-- Begin SOURCE MATERIAL --

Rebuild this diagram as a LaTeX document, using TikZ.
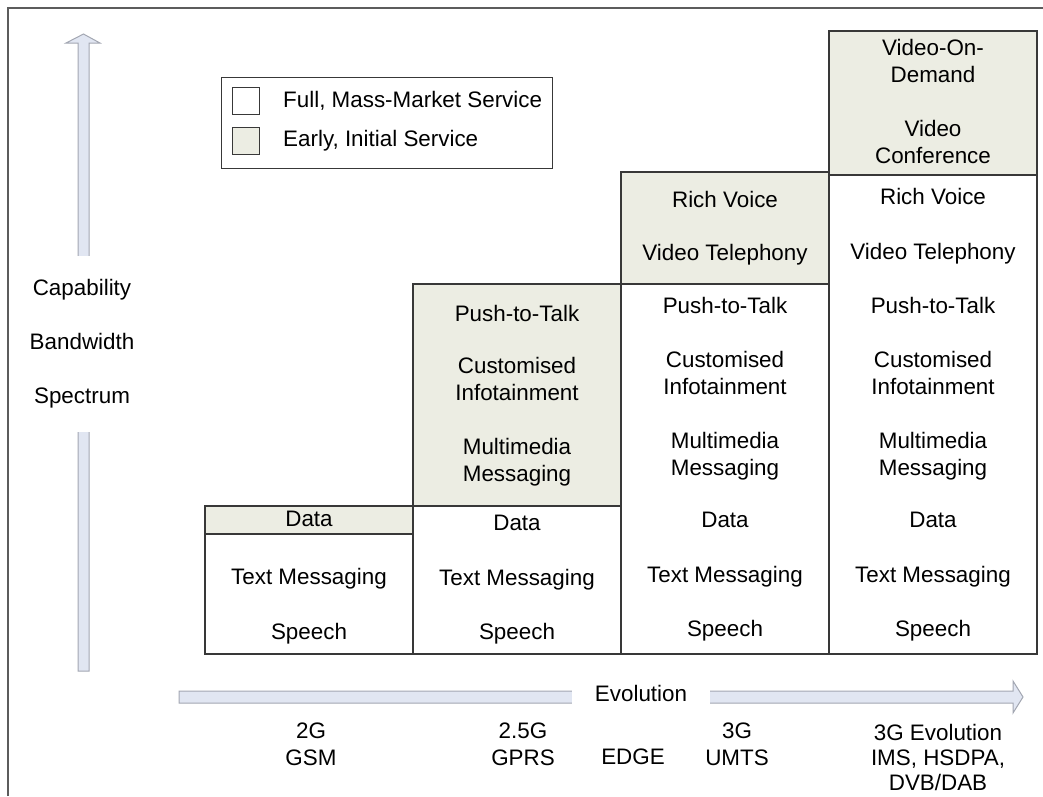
\documentclass[tikz,border=0pt]{standalone}
\usepackage{fontspec}
\setmainfont{Liberation Sans}
\definecolor{earlyfill}{HTML}{ECEDE3}
\definecolor{arrowfill}{HTML}{E1E6F2}
\definecolor{arrowline}{HTML}{A3A7B2}
\definecolor{boxline}{HTML}{383838}
\definecolor{frameline}{HTML}{5C5C5C}
\begin{document}
\begin{tikzpicture}[x=1pt,y=-1pt,
  every node/.style={font=\fontsize{22.4pt}{27pt}\selectfont, text=black},
  cell/.style={draw=boxline, line width=1.3pt, inner sep=0pt, outer sep=0pt,
    anchor=north west, minimum width=208pt},
  full/.style={cell, fill=white},
  early/.style={cell, fill=earlyfill},
  item/.style={anchor=north, inner sep=0pt, align=center},
  keybox/.style={draw=boxline, line width=1pt, minimum size=27pt, inner sep=0pt,
    anchor=north west},
  blockarrow/.style={draw=arrowline, fill=arrowfill, line width=1pt, line join=miter}]
\useasboundingbox (0,0) rectangle (1043,796);

% frame
\draw[frameline, line width=1.5pt] (8,796) -- (8,8) -- (1043,8);

% capability axis (vertical block arrow)
\draw[blockarrow] (78,671) -- (78,43) -- (66,43) -- (83.5,34) -- (100,43)
  -- (89,43) -- (89,671) -- cycle;
% evolution axis (horizontal block arrow)
\draw[blockarrow] (179,691) -- (1013,691) -- (1013,681) -- (1023,697)
  -- (1013,713) -- (1013,703) -- (179,703) -- cycle;

\node[fill=white, align=center, minimum height=176pt, inner sep=2pt] (axislabel)
  at (82,344) {Capability\\[27pt]Bandwidth\\[27pt]Spectrum};
\node[fill=white, minimum width=138pt, minimum height=22pt, inner sep=0pt] (evo)
  at (641,693) {Evolution};

% generation labels
\node[item] (g2)  at (311,723) {2G\\GSM};
\node[item] (g25) at (523,723) {2.5G\\GPRS};
\node[item] (edge) at (633,749) {EDGE};
\node[item] (g3)  at (737,723) {3G\\UMTS};
\node[item, font=\fontsize{22.4pt}{25pt}\selectfont] (g3e) at (938,724)
  {3G Evolution\\IMS, HSDPA,\\DVB/DAB};

% service columns
\node[early, minimum height=28pt]  (c1e) at (205,506) {};
\node[full,  minimum height=120pt] (c1f) at (205,534) {};
\node[early, minimum height=222pt] (c2e) at (413,284) {};
\node[full,  minimum height=148pt] (c2f) at (413,506) {};
\node[early, minimum height=112pt] (c3e) at (621,172) {};
\node[full,  minimum height=370pt] (c3f) at (621,284) {};
\node[early, minimum height=144pt] (c4e) at (829,31) {};
\node[full,  minimum height=479pt] (c4f) at (829,175) {};

% 2G
\node[item] (s1a) at (309,511) {Data};
\node[item] (s1b) at (309,568) {Text Messaging};
\node[item] (s1c) at (309,623) {Speech};
% 2.5G
\node[item] (s2a) at (517,305) {Push-to-Talk};
\node[item] (s2b) at (517,357) {Customised\\Infotainment};
\node[item] (s2c) at (517,438) {Multimedia\\Messaging};
\node[item] (s2d) at (517,515) {Data};
\node[item] (s2e) at (517,569) {Text Messaging};
\node[item] (s2f) at (517,623) {Speech};
% 3G
\node[item] (s3a) at (725,191) {Rich Voice};
\node[item] (s3b) at (725,244) {Video Telephony};
\node[item] (s3c) at (725,297) {Push-to-Talk};
\node[item] (s3d) at (725,351) {Customised\\Infotainment};
\node[item] (s3e) at (725,432) {Multimedia\\Messaging};
\node[item] (s3f) at (725,512) {Data};
\node[item] (s3g) at (725,566) {Text Messaging};
\node[item] (s3h) at (725,620) {Speech};
% 3G evolution
\node[item] (s4a) at (933,39)  {Video-On-\\Demand};
\node[item] (s4b) at (933,120) {Video\\Conference};
\node[item] (s4c) at (933,188) {Rich Voice};
\node[item] (s4d) at (933,243) {Video Telephony};
\node[item] (s4e) at (933,297) {Push-to-Talk};
\node[item] (s4f) at (933,351) {Customised\\Infotainment};
\node[item] (s4g) at (933,432) {Multimedia\\Messaging};
\node[item] (s4h) at (933,512) {Data};
\node[item] (s4i) at (933,566) {Text Messaging};
\node[item] (s4j) at (933,620) {Speech};

% legend
\node[draw=boxline, line width=1.3pt, minimum width=331pt, minimum height=91pt,
  inner sep=0pt, anchor=north west] (legend) at (221,77) {};
\node[keybox, fill=white]     (keyfull)  at (232,87)  {};
\node[keybox, fill=earlyfill] (keyearly) at (232,127) {};
\node[anchor=west, inner sep=0pt] (keyfulltxt) at ([xshift=23pt]keyfull.east)
  {Full, Mass-Market Service};
\node[anchor=west, inner sep=0pt] (keyearlytxt) at ([xshift=23pt]keyearly.east)
  {Early, Initial Service};
\end{tikzpicture}
\end{document}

-- End SOURCE MATERIAL --

Reproduce all of the material exactly, apart from the pictures.

Rebuild this diagram as a LaTeX document, using TikZ.
\documentclass[tikz,border=0pt]{standalone}
\usepackage{fontspec}
\setmainfont{Liberation Sans}
\definecolor{earlyfill}{HTML}{ECEDE3}
\definecolor{arrowfill}{HTML}{E1E6F2}
\definecolor{arrowline}{HTML}{A3A7B2}
\definecolor{boxline}{HTML}{383838}
\definecolor{frameline}{HTML}{5C5C5C}
\begin{document}
\begin{tikzpicture}[x=1pt,y=-1pt,
  every node/.style={font=\fontsize{22.4pt}{27pt}\selectfont, text=black},
  cell/.style={draw=boxline, line width=1.3pt, inner sep=0pt, outer sep=0pt,
    anchor=north west, minimum width=208pt},
  full/.style={cell, fill=white},
  early/.style={cell, fill=earlyfill},
  item/.style={anchor=north, inner sep=0pt, align=center},
  keybox/.style={draw=boxline, line width=1pt, minimum size=27pt, inner sep=0pt,
    anchor=north west},
  blockarrow/.style={draw=arrowline, fill=arrowfill, line width=1pt, line join=miter}]
\useasboundingbox (0,0) rectangle (1043,796);

% frame
\draw[frameline, line width=1.5pt] (8,796) -- (8,8) -- (1043,8);

% capability axis (vertical block arrow)
\draw[blockarrow] (78,671) -- (78,43) -- (66,43) -- (83.5,34) -- (100,43)
  -- (89,43) -- (89,671) -- cycle;
% evolution axis (horizontal block arrow)
\draw[blockarrow] (179,691) -- (1013,691) -- (1013,681) -- (1023,697)
  -- (1013,713) -- (1013,703) -- (179,703) -- cycle;

\node[fill=white, align=center, minimum height=176pt, inner sep=2pt] (axislabel)
  at (82,344) {Capability\\[27pt]Bandwidth\\[27pt]Spectrum};
\node[fill=white, minimum width=138pt, minimum height=22pt, inner sep=0pt] (evo)
  at (641,693) {Evolution};

% generation labels
\node[item] (g2)  at (311,723) {2G\\GSM};
\node[item] (g25) at (523,723) {2.5G\\GPRS};
\node[item] (edge) at (633,749) {EDGE};
\node[item] (g3)  at (737,723) {3G\\UMTS};
\node[item, font=\fontsize{22.4pt}{25pt}\selectfont] (g3e) at (938,724)
  {3G Evolution\\IMS, HSDPA,\\DVB/DAB};

% service columns
\node[early, minimum height=28pt]  (c1e) at (205,506) {};
\node[full,  minimum height=120pt] (c1f) at (205,534) {};
\node[early, minimum height=222pt] (c2e) at (413,284) {};
\node[full,  minimum height=148pt] (c2f) at (413,506) {};
\node[early, minimum height=112pt] (c3e) at (621,172) {};
\node[full,  minimum height=370pt] (c3f) at (621,284) {};
\node[early, minimum height=144pt] (c4e) at (829,31) {};
\node[full,  minimum height=479pt] (c4f) at (829,175) {};

% 2G
\node[item] (s1a) at (309,511) {Data};
\node[item] (s1b) at (309,568) {Text Messaging};
\node[item] (s1c) at (309,623) {Speech};
% 2.5G
\node[item] (s2a) at (517,305) {Push-to-Talk};
\node[item] (s2b) at (517,357) {Customised\\Infotainment};
\node[item] (s2c) at (517,438) {Multimedia\\Messaging};
\node[item] (s2d) at (517,515) {Data};
\node[item] (s2e) at (517,569) {Text Messaging};
\node[item] (s2f) at (517,623) {Speech};
% 3G
\node[item] (s3a) at (725,191) {Rich Voice};
\node[item] (s3b) at (725,244) {Video Telephony};
\node[item] (s3c) at (725,297) {Push-to-Talk};
\node[item] (s3d) at (725,351) {Customised\\Infotainment};
\node[item] (s3e) at (725,432) {Multimedia\\Messaging};
\node[item] (s3f) at (725,512) {Data};
\node[item] (s3g) at (725,566) {Text Messaging};
\node[item] (s3h) at (725,620) {Speech};
% 3G evolution
\node[item] (s4a) at (933,39)  {Video-On-\\Demand};
\node[item] (s4b) at (933,120) {Video\\Conference};
\node[item] (s4c) at (933,188) {Rich Voice};
\node[item] (s4d) at (933,243) {Video Telephony};
\node[item] (s4e) at (933,297) {Push-to-Talk};
\node[item] (s4f) at (933,351) {Customised\\Infotainment};
\node[item] (s4g) at (933,432) {Multimedia\\Messaging};
\node[item] (s4h) at (933,512) {Data};
\node[item] (s4i) at (933,566) {Text Messaging};
\node[item] (s4j) at (933,620) {Speech};

% legend
\node[draw=boxline, line width=1.3pt, minimum width=331pt, minimum height=91pt,
  inner sep=0pt, anchor=north west] (legend) at (221,77) {};
\node[keybox, fill=white]     (keyfull)  at (232,87)  {};
\node[keybox, fill=earlyfill] (keyearly) at (232,127) {};
\node[anchor=west, inner sep=0pt] (keyfulltxt) at ([xshift=23pt]keyfull.east)
  {Full, Mass-Market Service};
\node[anchor=west, inner sep=0pt] (keyearlytxt) at ([xshift=23pt]keyearly.east)
  {Early, Initial Service};
\end{tikzpicture}
\end{document}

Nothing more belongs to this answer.